>> START Material for the task

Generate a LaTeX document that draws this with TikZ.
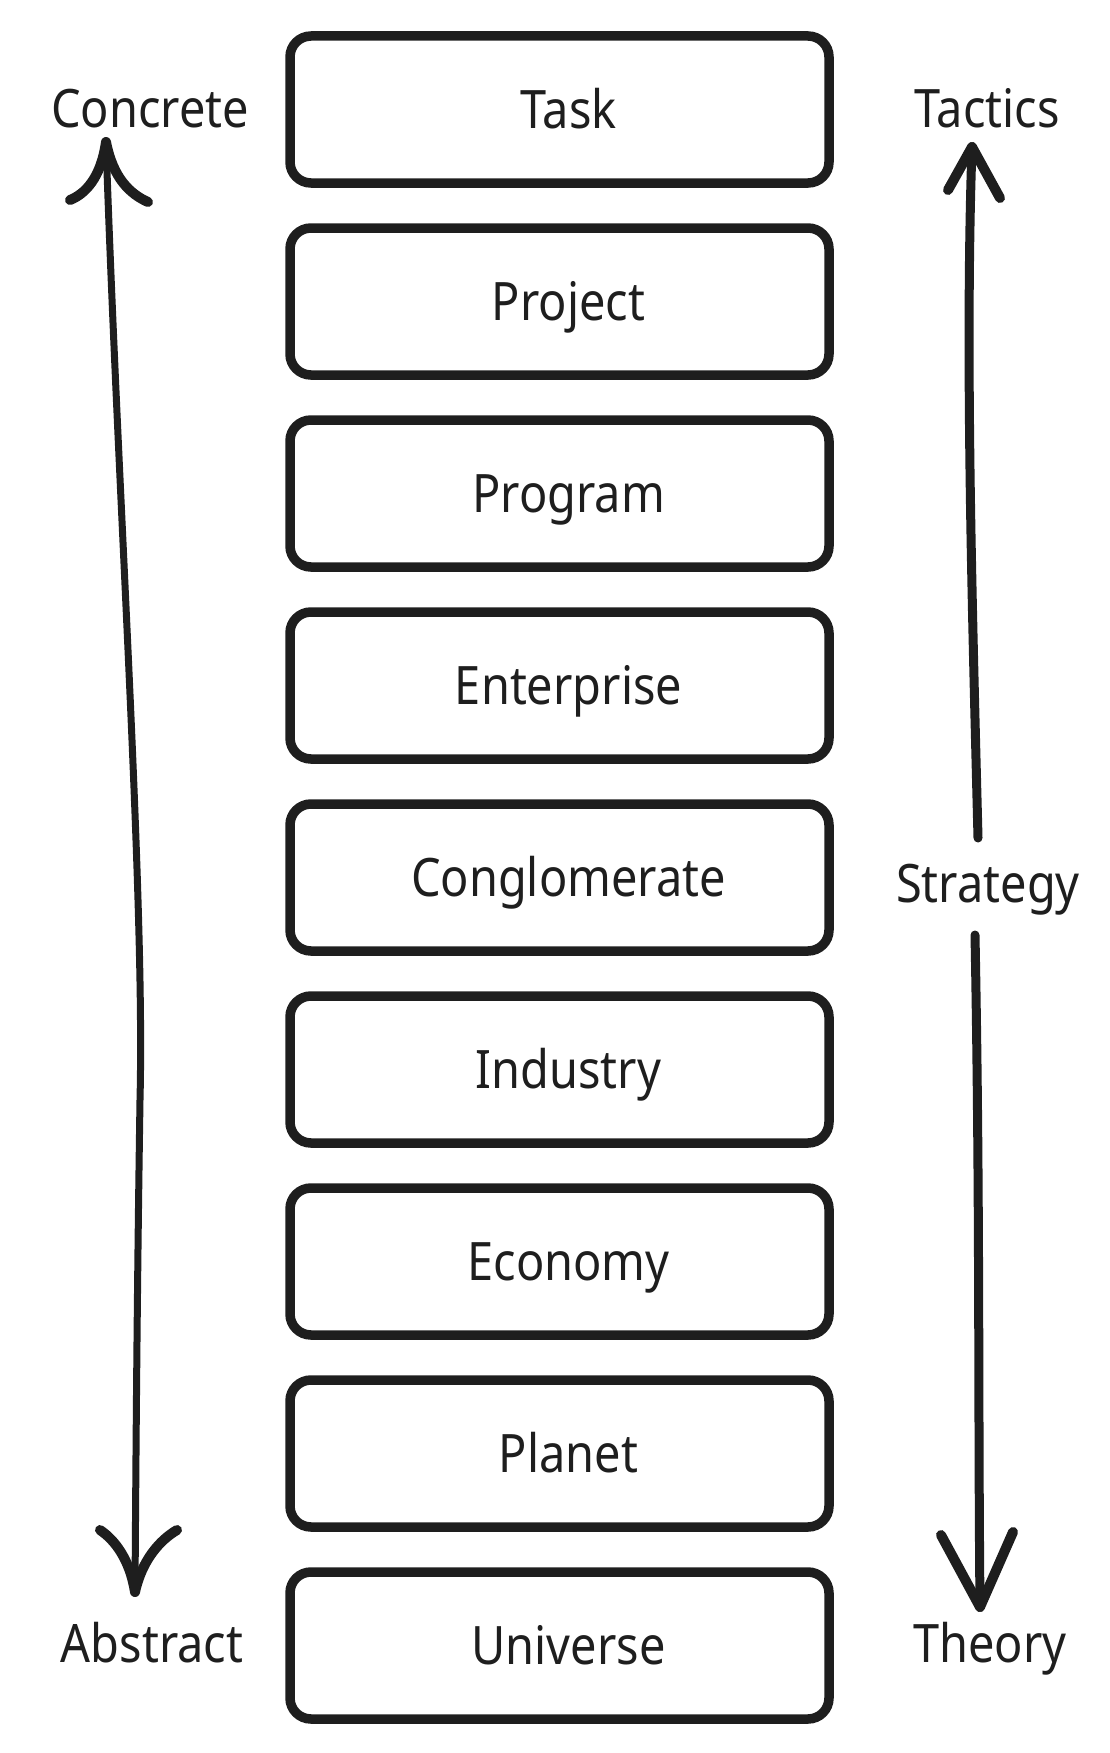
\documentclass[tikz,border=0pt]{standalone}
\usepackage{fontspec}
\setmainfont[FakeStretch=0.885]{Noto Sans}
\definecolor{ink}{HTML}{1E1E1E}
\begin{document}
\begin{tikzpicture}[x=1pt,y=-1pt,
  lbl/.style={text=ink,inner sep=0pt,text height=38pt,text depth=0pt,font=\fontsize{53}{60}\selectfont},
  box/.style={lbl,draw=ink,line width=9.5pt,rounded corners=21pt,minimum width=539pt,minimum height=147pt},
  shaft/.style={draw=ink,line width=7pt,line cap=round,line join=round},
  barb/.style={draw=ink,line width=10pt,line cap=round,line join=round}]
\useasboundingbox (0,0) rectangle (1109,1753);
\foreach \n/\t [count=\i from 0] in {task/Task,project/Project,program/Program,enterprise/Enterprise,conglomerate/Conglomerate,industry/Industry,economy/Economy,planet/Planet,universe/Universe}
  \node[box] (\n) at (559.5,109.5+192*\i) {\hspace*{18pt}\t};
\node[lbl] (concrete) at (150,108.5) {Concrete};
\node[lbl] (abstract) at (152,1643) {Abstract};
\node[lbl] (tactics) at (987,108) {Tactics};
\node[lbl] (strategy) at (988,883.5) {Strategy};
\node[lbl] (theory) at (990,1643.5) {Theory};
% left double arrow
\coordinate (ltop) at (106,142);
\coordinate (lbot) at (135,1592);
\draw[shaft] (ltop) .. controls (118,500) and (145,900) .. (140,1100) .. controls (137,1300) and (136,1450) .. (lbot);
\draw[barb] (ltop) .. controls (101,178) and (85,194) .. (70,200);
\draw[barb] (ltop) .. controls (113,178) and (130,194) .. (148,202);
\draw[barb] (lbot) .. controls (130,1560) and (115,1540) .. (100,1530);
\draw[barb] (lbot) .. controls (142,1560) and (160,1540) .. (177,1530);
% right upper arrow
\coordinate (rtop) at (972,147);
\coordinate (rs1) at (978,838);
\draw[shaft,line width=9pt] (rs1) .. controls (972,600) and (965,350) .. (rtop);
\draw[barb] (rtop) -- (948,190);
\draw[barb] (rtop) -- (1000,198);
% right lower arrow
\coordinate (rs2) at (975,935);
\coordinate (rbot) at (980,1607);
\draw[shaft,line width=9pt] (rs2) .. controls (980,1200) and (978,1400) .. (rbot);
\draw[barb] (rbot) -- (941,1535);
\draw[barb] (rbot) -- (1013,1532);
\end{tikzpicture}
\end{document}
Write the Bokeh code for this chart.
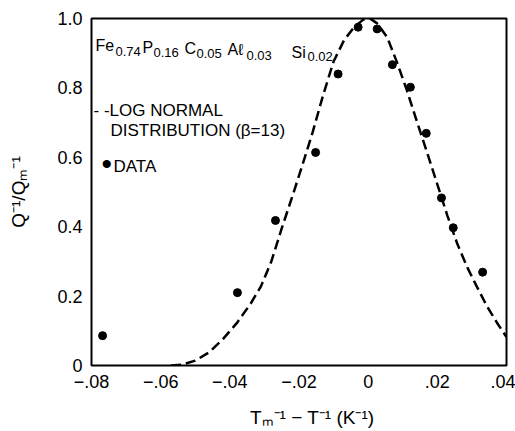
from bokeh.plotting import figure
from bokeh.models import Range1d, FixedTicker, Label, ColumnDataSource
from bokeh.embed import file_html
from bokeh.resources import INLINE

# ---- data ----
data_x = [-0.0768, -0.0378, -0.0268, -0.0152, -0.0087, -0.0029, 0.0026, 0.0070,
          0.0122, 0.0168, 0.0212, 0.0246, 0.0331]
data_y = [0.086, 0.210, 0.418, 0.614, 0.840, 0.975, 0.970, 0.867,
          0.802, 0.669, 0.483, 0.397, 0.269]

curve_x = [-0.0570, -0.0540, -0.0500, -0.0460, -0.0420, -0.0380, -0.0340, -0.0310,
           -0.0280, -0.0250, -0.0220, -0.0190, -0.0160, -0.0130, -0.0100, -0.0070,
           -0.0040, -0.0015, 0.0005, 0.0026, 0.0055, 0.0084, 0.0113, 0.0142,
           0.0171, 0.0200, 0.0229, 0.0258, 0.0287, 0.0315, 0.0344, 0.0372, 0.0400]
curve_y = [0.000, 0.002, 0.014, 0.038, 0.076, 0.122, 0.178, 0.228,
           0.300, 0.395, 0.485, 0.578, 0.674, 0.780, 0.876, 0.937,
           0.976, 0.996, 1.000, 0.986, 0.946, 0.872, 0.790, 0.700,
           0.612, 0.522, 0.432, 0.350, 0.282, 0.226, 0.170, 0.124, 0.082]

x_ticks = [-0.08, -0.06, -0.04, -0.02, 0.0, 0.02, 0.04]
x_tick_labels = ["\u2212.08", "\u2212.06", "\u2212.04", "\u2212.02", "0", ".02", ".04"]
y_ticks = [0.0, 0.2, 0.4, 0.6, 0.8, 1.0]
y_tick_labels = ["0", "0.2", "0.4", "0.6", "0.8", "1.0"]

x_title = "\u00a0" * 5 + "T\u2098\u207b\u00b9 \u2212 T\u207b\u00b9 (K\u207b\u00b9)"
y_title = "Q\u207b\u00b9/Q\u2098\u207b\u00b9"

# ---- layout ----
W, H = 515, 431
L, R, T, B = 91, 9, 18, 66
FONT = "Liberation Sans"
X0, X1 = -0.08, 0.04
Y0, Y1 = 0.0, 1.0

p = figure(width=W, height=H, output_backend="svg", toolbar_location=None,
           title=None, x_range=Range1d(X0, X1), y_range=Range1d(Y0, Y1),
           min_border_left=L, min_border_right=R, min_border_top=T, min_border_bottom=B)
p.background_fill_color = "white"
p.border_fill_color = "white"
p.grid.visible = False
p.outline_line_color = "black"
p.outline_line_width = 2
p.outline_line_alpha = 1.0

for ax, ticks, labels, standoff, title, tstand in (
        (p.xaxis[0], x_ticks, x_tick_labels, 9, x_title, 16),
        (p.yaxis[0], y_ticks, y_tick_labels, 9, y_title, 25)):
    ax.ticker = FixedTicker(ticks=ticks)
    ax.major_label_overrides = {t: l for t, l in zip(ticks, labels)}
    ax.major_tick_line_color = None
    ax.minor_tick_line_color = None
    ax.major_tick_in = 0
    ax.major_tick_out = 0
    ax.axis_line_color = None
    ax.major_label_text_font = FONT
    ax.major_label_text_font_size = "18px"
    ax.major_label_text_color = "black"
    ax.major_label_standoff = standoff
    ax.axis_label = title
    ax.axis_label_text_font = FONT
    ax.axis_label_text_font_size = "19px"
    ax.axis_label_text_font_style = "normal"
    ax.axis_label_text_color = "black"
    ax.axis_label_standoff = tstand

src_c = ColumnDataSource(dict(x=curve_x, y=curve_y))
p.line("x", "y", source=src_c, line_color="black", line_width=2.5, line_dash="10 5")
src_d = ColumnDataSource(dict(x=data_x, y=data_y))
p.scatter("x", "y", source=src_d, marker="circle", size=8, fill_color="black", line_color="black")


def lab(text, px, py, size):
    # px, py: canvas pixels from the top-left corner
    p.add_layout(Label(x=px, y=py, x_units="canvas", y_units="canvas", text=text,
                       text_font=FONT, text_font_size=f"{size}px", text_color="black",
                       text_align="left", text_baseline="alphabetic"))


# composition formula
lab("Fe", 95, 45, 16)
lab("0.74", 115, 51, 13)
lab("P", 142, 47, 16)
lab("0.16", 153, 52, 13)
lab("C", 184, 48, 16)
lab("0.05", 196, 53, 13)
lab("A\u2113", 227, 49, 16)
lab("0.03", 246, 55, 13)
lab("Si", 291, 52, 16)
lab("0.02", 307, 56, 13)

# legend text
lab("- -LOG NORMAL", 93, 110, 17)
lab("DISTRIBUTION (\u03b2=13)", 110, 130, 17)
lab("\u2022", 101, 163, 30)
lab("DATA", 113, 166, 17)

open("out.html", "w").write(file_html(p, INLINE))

>> END Material for the task

What is needed
Copy every entry exactly as written. Pictures are excluded.

Task solution
Generate a LaTeX document that draws this with TikZ.
\documentclass[tikz,border=0pt]{standalone}
\usepackage{fontspec}
\setmainfont[FakeStretch=0.885]{Noto Sans}
\definecolor{ink}{HTML}{1E1E1E}
\begin{document}
\begin{tikzpicture}[x=1pt,y=-1pt,
  lbl/.style={text=ink,inner sep=0pt,text height=38pt,text depth=0pt,font=\fontsize{53}{60}\selectfont},
  box/.style={lbl,draw=ink,line width=9.5pt,rounded corners=21pt,minimum width=539pt,minimum height=147pt},
  shaft/.style={draw=ink,line width=7pt,line cap=round,line join=round},
  barb/.style={draw=ink,line width=10pt,line cap=round,line join=round}]
\useasboundingbox (0,0) rectangle (1109,1753);
\foreach \n/\t [count=\i from 0] in {task/Task,project/Project,program/Program,enterprise/Enterprise,conglomerate/Conglomerate,industry/Industry,economy/Economy,planet/Planet,universe/Universe}
  \node[box] (\n) at (559.5,109.5+192*\i) {\hspace*{18pt}\t};
\node[lbl] (concrete) at (150,108.5) {Concrete};
\node[lbl] (abstract) at (152,1643) {Abstract};
\node[lbl] (tactics) at (987,108) {Tactics};
\node[lbl] (strategy) at (988,883.5) {Strategy};
\node[lbl] (theory) at (990,1643.5) {Theory};
% left double arrow
\coordinate (ltop) at (106,142);
\coordinate (lbot) at (135,1592);
\draw[shaft] (ltop) .. controls (118,500) and (145,900) .. (140,1100) .. controls (137,1300) and (136,1450) .. (lbot);
\draw[barb] (ltop) .. controls (101,178) and (85,194) .. (70,200);
\draw[barb] (ltop) .. controls (113,178) and (130,194) .. (148,202);
\draw[barb] (lbot) .. controls (130,1560) and (115,1540) .. (100,1530);
\draw[barb] (lbot) .. controls (142,1560) and (160,1540) .. (177,1530);
% right upper arrow
\coordinate (rtop) at (972,147);
\coordinate (rs1) at (978,838);
\draw[shaft,line width=9pt] (rs1) .. controls (972,600) and (965,350) .. (rtop);
\draw[barb] (rtop) -- (948,190);
\draw[barb] (rtop) -- (1000,198);
% right lower arrow
\coordinate (rs2) at (975,935);
\coordinate (rbot) at (980,1607);
\draw[shaft,line width=9pt] (rs2) .. controls (980,1200) and (978,1400) .. (rbot);
\draw[barb] (rbot) -- (941,1535);
\draw[barb] (rbot) -- (1013,1532);
\end{tikzpicture}
\end{document}
Write the Bokeh code for this chart.
from bokeh.plotting import figure
from bokeh.models import Range1d, FixedTicker, Label, ColumnDataSource
from bokeh.embed import file_html
from bokeh.resources import INLINE

# ---- data ----
data_x = [-0.0768, -0.0378, -0.0268, -0.0152, -0.0087, -0.0029, 0.0026, 0.0070,
          0.0122, 0.0168, 0.0212, 0.0246, 0.0331]
data_y = [0.086, 0.210, 0.418, 0.614, 0.840, 0.975, 0.970, 0.867,
          0.802, 0.669, 0.483, 0.397, 0.269]

curve_x = [-0.0570, -0.0540, -0.0500, -0.0460, -0.0420, -0.0380, -0.0340, -0.0310,
           -0.0280, -0.0250, -0.0220, -0.0190, -0.0160, -0.0130, -0.0100, -0.0070,
           -0.0040, -0.0015, 0.0005, 0.0026, 0.0055, 0.0084, 0.0113, 0.0142,
           0.0171, 0.0200, 0.0229, 0.0258, 0.0287, 0.0315, 0.0344, 0.0372, 0.0400]
curve_y = [0.000, 0.002, 0.014, 0.038, 0.076, 0.122, 0.178, 0.228,
           0.300, 0.395, 0.485, 0.578, 0.674, 0.780, 0.876, 0.937,
           0.976, 0.996, 1.000, 0.986, 0.946, 0.872, 0.790, 0.700,
           0.612, 0.522, 0.432, 0.350, 0.282, 0.226, 0.170, 0.124, 0.082]

x_ticks = [-0.08, -0.06, -0.04, -0.02, 0.0, 0.02, 0.04]
x_tick_labels = ["\u2212.08", "\u2212.06", "\u2212.04", "\u2212.02", "0", ".02", ".04"]
y_ticks = [0.0, 0.2, 0.4, 0.6, 0.8, 1.0]
y_tick_labels = ["0", "0.2", "0.4", "0.6", "0.8", "1.0"]

x_title = "\u00a0" * 5 + "T\u2098\u207b\u00b9 \u2212 T\u207b\u00b9 (K\u207b\u00b9)"
y_title = "Q\u207b\u00b9/Q\u2098\u207b\u00b9"

# ---- layout ----
W, H = 515, 431
L, R, T, B = 91, 9, 18, 66
FONT = "Liberation Sans"
X0, X1 = -0.08, 0.04
Y0, Y1 = 0.0, 1.0

p = figure(width=W, height=H, output_backend="svg", toolbar_location=None,
           title=None, x_range=Range1d(X0, X1), y_range=Range1d(Y0, Y1),
           min_border_left=L, min_border_right=R, min_border_top=T, min_border_bottom=B)
p.background_fill_color = "white"
p.border_fill_color = "white"
p.grid.visible = False
p.outline_line_color = "black"
p.outline_line_width = 2
p.outline_line_alpha = 1.0

for ax, ticks, labels, standoff, title, tstand in (
        (p.xaxis[0], x_ticks, x_tick_labels, 9, x_title, 16),
        (p.yaxis[0], y_ticks, y_tick_labels, 9, y_title, 25)):
    ax.ticker = FixedTicker(ticks=ticks)
    ax.major_label_overrides = {t: l for t, l in zip(ticks, labels)}
    ax.major_tick_line_color = None
    ax.minor_tick_line_color = None
    ax.major_tick_in = 0
    ax.major_tick_out = 0
    ax.axis_line_color = None
    ax.major_label_text_font = FONT
    ax.major_label_text_font_size = "18px"
    ax.major_label_text_color = "black"
    ax.major_label_standoff = standoff
    ax.axis_label = title
    ax.axis_label_text_font = FONT
    ax.axis_label_text_font_size = "19px"
    ax.axis_label_text_font_style = "normal"
    ax.axis_label_text_color = "black"
    ax.axis_label_standoff = tstand

src_c = ColumnDataSource(dict(x=curve_x, y=curve_y))
p.line("x", "y", source=src_c, line_color="black", line_width=2.5, line_dash="10 5")
src_d = ColumnDataSource(dict(x=data_x, y=data_y))
p.scatter("x", "y", source=src_d, marker="circle", size=8, fill_color="black", line_color="black")


def lab(text, px, py, size):
    # px, py: canvas pixels from the top-left corner
    p.add_layout(Label(x=px, y=py, x_units="canvas", y_units="canvas", text=text,
                       text_font=FONT, text_font_size=f"{size}px", text_color="black",
                       text_align="left", text_baseline="alphabetic"))


# composition formula
lab("Fe", 95, 45, 16)
lab("0.74", 115, 51, 13)
lab("P", 142, 47, 16)
lab("0.16", 153, 52, 13)
lab("C", 184, 48, 16)
lab("0.05", 196, 53, 13)
lab("A\u2113", 227, 49, 16)
lab("0.03", 246, 55, 13)
lab("Si", 291, 52, 16)
lab("0.02", 307, 56, 13)

# legend text
lab("- -LOG NORMAL", 93, 110, 17)
lab("DISTRIBUTION (\u03b2=13)", 110, 130, 17)
lab("\u2022", 101, 163, 30)
lab("DATA", 113, 166, 17)

open("out.html", "w").write(file_html(p, INLINE))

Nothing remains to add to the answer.